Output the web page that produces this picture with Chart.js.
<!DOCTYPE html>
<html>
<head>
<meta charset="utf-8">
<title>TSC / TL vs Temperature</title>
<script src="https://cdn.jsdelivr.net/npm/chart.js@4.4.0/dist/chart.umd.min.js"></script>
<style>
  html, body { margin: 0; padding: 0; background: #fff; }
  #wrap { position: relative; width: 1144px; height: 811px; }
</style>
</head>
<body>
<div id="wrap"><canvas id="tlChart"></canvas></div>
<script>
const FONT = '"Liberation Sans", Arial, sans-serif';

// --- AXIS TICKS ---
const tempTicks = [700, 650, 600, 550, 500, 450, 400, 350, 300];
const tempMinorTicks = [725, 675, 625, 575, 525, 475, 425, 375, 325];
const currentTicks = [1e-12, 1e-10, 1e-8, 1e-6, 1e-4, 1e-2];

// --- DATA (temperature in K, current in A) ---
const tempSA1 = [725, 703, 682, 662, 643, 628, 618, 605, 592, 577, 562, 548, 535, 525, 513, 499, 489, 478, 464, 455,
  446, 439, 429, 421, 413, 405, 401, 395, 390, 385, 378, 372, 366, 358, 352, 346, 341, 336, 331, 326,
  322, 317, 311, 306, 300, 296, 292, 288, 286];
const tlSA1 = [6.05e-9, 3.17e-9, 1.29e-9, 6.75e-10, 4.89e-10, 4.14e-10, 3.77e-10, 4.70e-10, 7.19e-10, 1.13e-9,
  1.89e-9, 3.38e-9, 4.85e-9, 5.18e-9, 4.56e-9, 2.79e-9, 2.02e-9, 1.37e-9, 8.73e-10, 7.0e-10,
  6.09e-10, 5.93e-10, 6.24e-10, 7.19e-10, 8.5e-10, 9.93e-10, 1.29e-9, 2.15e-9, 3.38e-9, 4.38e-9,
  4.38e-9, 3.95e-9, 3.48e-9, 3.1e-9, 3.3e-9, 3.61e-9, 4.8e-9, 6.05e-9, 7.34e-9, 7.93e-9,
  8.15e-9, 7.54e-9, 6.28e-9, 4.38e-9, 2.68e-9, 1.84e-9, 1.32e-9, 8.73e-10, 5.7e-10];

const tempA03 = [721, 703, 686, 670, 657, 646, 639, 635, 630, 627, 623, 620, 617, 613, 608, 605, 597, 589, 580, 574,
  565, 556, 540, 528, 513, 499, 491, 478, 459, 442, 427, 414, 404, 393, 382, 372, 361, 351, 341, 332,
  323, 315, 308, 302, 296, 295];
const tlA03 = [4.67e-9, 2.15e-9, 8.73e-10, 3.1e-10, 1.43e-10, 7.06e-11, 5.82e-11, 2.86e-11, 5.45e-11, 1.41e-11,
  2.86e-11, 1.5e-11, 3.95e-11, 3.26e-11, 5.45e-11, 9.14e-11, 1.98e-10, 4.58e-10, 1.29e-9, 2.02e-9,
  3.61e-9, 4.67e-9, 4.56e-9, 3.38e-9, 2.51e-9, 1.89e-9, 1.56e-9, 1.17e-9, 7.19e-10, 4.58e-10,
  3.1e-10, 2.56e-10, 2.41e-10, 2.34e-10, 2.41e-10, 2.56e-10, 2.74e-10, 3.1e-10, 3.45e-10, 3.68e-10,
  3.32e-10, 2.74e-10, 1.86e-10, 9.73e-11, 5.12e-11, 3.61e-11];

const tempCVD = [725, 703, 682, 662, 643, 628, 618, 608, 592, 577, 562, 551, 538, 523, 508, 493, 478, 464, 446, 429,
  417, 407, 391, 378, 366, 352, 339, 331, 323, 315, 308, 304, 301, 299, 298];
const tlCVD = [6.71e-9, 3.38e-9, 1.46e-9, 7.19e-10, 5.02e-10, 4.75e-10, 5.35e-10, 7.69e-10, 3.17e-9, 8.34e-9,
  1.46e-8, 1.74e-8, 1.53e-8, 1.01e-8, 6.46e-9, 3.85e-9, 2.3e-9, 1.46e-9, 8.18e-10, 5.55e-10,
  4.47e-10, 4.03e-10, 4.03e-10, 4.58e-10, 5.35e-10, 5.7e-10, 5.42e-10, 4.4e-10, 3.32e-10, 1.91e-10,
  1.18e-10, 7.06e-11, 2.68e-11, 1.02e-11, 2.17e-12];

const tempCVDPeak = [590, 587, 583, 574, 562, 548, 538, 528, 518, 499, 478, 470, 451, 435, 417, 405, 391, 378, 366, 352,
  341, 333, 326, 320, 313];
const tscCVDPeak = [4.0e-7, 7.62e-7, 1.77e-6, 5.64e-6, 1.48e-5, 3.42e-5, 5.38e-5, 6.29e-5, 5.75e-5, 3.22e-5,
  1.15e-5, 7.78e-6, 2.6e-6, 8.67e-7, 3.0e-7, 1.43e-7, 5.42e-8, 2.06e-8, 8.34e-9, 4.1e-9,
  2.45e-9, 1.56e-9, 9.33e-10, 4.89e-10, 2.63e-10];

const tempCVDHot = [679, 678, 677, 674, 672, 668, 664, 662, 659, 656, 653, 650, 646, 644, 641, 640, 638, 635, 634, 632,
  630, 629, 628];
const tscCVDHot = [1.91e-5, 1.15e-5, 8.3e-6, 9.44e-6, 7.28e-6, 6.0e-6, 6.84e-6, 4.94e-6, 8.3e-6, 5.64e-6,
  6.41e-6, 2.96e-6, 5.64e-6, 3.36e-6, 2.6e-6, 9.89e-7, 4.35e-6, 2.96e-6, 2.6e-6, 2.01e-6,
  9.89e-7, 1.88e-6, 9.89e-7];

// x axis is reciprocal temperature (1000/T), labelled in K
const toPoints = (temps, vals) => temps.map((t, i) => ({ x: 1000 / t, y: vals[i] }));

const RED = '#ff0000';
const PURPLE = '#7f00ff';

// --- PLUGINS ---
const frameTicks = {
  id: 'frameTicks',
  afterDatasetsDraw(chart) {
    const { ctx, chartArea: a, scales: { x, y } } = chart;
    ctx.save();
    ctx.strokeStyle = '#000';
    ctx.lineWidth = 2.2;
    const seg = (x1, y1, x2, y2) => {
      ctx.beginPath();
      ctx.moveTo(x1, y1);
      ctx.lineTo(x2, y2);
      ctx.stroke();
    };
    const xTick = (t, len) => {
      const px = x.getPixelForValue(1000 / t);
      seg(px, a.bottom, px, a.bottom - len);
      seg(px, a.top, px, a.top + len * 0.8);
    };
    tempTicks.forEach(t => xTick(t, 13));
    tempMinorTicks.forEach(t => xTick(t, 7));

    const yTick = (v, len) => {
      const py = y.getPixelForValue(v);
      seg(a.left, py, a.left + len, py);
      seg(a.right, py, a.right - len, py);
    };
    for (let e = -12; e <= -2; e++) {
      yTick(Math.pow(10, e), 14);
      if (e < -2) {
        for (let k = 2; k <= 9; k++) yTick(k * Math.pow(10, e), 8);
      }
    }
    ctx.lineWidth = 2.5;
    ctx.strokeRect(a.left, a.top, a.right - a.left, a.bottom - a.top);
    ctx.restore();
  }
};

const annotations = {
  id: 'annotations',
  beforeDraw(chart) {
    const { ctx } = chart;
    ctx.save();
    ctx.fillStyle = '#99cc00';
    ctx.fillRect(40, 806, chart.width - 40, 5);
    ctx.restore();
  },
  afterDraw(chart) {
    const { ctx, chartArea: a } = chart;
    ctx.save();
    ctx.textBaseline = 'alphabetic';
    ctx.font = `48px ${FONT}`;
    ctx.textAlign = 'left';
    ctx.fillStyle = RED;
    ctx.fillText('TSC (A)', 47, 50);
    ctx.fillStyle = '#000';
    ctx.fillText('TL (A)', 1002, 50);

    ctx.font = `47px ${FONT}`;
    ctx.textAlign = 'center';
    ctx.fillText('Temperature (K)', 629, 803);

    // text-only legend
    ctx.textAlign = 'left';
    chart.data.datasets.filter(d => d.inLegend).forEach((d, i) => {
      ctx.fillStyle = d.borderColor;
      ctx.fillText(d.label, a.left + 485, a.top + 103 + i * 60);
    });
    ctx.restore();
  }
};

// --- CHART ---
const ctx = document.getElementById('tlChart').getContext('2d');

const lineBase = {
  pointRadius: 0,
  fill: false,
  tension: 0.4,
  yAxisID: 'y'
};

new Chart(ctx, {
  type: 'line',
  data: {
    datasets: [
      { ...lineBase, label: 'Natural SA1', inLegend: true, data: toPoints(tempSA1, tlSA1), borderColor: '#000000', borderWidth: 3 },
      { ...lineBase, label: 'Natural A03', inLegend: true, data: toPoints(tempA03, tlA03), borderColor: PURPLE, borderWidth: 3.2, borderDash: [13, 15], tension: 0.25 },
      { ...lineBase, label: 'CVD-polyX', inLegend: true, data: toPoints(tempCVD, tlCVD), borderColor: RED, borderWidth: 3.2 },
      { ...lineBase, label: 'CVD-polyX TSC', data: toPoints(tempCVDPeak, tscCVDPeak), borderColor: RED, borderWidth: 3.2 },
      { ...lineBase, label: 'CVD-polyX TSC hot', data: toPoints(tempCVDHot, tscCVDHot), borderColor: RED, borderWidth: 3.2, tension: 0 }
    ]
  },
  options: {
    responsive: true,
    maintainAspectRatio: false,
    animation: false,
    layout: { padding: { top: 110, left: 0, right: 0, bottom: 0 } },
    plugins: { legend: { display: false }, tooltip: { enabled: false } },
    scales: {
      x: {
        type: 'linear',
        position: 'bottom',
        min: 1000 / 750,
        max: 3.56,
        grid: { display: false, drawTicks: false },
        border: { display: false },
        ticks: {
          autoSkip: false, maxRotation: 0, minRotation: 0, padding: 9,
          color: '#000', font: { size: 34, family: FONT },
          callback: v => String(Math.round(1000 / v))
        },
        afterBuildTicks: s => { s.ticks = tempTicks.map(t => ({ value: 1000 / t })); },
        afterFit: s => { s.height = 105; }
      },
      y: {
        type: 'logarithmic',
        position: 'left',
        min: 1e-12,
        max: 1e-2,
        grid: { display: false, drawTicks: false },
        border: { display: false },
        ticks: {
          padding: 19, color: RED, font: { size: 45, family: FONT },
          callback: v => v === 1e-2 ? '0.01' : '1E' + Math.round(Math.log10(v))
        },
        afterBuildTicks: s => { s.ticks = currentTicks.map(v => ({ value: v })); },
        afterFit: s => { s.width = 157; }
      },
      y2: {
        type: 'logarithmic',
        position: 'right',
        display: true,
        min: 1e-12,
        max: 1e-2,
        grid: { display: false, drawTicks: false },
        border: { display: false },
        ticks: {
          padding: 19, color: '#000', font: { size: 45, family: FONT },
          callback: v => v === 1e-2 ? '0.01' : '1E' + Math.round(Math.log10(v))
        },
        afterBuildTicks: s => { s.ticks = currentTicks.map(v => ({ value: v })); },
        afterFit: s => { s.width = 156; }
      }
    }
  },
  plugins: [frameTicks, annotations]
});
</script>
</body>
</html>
---
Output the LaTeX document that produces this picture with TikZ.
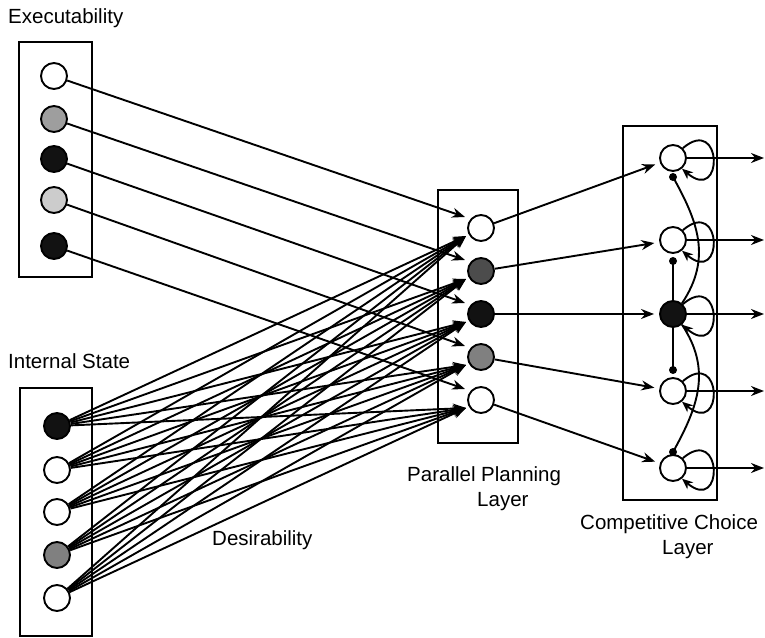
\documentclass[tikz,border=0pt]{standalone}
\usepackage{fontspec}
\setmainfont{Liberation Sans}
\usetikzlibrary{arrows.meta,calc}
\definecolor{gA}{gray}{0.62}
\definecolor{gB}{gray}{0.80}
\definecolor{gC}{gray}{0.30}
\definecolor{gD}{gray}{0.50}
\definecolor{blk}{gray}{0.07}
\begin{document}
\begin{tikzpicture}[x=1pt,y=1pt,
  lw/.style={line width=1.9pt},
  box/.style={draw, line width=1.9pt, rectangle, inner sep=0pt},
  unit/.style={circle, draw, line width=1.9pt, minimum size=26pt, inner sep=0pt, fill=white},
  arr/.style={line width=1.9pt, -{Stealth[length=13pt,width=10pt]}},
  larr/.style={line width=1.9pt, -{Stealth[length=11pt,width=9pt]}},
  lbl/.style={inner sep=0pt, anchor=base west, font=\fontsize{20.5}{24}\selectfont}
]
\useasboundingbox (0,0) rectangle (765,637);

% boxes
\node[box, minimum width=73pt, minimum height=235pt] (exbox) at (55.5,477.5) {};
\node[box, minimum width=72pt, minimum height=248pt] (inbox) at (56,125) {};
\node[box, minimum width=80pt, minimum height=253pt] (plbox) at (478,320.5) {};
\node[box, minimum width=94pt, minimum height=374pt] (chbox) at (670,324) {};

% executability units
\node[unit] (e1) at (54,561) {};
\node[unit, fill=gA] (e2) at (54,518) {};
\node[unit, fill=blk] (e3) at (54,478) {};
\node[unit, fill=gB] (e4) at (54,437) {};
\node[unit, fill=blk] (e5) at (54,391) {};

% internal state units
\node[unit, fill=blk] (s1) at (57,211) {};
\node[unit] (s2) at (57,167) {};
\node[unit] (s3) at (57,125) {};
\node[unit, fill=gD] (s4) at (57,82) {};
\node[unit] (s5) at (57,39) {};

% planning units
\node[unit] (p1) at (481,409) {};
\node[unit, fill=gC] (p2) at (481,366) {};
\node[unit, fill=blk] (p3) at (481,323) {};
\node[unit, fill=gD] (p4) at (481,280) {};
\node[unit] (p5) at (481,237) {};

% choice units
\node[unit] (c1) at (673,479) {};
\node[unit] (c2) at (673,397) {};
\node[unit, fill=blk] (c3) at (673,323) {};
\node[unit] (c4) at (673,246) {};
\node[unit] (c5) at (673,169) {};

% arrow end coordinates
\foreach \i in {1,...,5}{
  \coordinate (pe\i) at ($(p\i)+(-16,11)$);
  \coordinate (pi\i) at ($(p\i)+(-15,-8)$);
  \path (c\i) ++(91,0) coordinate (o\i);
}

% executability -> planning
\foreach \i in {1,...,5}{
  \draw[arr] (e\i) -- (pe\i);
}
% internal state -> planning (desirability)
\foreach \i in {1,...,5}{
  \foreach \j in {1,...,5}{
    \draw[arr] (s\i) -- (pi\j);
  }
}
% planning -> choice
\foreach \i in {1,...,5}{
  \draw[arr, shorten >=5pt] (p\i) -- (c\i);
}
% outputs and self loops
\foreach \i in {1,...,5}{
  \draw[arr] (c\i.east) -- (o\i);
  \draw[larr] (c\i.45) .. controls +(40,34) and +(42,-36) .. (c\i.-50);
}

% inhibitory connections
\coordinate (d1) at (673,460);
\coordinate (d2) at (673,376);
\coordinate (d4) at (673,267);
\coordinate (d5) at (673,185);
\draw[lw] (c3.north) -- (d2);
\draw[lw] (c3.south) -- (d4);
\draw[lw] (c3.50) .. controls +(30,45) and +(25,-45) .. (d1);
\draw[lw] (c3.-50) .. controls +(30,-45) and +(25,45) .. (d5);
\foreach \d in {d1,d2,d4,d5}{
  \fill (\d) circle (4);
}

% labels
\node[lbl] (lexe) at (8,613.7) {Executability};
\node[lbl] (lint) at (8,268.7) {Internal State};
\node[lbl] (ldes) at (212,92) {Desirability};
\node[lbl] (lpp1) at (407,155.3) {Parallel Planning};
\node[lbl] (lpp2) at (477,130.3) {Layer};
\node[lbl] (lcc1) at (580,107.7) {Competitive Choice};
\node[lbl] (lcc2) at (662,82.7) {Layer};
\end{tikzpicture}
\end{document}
---
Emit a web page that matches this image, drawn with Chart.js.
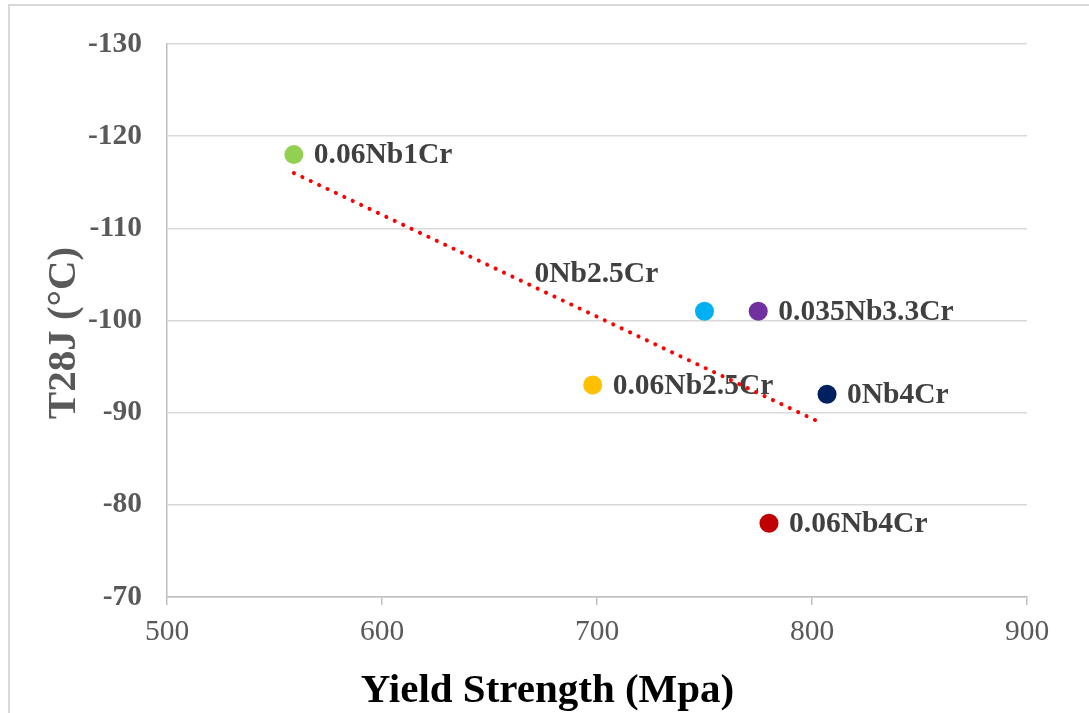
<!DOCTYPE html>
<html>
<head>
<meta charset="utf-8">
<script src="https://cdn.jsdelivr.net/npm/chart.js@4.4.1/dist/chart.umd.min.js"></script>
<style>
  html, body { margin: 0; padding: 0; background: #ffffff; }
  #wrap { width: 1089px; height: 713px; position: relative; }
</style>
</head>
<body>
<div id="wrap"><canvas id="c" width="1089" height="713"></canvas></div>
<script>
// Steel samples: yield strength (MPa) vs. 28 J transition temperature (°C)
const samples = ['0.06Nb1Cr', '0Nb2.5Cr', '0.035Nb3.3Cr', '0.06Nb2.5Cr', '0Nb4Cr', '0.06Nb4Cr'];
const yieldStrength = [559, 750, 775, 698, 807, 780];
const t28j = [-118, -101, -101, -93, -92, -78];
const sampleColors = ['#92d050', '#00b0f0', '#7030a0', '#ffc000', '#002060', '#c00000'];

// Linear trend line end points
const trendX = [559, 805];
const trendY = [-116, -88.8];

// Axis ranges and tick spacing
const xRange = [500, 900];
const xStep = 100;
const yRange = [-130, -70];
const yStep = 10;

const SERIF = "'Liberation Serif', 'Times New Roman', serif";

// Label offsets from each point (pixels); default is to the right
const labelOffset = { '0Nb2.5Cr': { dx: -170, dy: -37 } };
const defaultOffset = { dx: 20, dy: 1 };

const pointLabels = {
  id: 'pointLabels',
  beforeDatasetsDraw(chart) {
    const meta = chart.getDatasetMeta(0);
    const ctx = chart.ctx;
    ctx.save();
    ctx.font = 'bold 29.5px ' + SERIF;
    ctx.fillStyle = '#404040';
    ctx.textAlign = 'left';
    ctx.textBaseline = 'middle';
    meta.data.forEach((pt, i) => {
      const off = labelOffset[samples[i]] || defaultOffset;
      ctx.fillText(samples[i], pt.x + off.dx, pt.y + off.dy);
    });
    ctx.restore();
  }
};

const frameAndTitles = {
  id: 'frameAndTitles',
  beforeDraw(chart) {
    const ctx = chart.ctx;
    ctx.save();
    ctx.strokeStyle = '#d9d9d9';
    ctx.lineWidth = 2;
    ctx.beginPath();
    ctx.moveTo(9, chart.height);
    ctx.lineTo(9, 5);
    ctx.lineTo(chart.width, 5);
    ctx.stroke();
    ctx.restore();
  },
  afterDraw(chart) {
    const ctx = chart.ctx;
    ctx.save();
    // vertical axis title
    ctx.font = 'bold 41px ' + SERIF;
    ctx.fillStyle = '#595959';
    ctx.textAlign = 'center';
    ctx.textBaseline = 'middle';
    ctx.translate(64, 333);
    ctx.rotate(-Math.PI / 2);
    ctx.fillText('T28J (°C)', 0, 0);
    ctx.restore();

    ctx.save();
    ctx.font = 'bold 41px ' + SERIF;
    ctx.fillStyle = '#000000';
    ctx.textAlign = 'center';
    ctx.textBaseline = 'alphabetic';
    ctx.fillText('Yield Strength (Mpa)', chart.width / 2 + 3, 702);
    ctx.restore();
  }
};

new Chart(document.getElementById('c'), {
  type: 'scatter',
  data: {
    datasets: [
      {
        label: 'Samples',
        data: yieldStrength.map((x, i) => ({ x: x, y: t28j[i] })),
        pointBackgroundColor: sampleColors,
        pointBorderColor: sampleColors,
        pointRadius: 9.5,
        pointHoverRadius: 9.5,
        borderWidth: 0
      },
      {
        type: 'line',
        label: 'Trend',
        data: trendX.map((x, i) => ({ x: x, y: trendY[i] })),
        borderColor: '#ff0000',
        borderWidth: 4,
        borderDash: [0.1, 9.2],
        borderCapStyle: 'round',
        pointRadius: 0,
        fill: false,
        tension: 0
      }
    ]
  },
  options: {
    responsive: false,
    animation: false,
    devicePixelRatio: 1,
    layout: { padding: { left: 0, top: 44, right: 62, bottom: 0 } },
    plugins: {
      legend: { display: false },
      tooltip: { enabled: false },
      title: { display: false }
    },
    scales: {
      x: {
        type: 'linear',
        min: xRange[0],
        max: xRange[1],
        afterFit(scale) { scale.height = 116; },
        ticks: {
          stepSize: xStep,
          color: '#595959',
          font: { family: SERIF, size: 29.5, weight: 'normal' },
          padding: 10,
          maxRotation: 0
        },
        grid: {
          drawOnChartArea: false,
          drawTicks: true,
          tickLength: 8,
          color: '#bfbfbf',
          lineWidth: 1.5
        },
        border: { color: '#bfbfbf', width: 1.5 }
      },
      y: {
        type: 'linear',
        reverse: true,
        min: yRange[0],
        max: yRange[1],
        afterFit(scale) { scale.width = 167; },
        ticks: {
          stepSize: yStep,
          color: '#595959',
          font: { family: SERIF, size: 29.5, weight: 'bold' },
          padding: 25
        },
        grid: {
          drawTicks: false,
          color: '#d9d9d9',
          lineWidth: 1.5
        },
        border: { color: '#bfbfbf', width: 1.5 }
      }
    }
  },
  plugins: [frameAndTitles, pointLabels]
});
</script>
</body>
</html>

◆ **Exercise**
From the records above, give again only the part that opens with the line containing "Emit a web page" and closes with the line containing "dx: 20, dy: 1". Keep both ends but drop the pictures.

◆ **Expected answer**
Emit a web page that matches this image, drawn with Chart.js.
<!DOCTYPE html>
<html>
<head>
<meta charset="utf-8">
<script src="https://cdn.jsdelivr.net/npm/chart.js@4.4.1/dist/chart.umd.min.js"></script>
<style>
  html, body { margin: 0; padding: 0; background: #ffffff; }
  #wrap { width: 1089px; height: 713px; position: relative; }
</style>
</head>
<body>
<div id="wrap"><canvas id="c" width="1089" height="713"></canvas></div>
<script>
// Steel samples: yield strength (MPa) vs. 28 J transition temperature (°C)
const samples = ['0.06Nb1Cr', '0Nb2.5Cr', '0.035Nb3.3Cr', '0.06Nb2.5Cr', '0Nb4Cr', '0.06Nb4Cr'];
const yieldStrength = [559, 750, 775, 698, 807, 780];
const t28j = [-118, -101, -101, -93, -92, -78];
const sampleColors = ['#92d050', '#00b0f0', '#7030a0', '#ffc000', '#002060', '#c00000'];

// Linear trend line end points
const trendX = [559, 805];
const trendY = [-116, -88.8];

// Axis ranges and tick spacing
const xRange = [500, 900];
const xStep = 100;
const yRange = [-130, -70];
const yStep = 10;

const SERIF = "'Liberation Serif', 'Times New Roman', serif";

// Label offsets from each point (pixels); default is to the right
const labelOffset = { '0Nb2.5Cr': { dx: -170, dy: -37 } };
const defaultOffset = { dx: 20, dy: 1 };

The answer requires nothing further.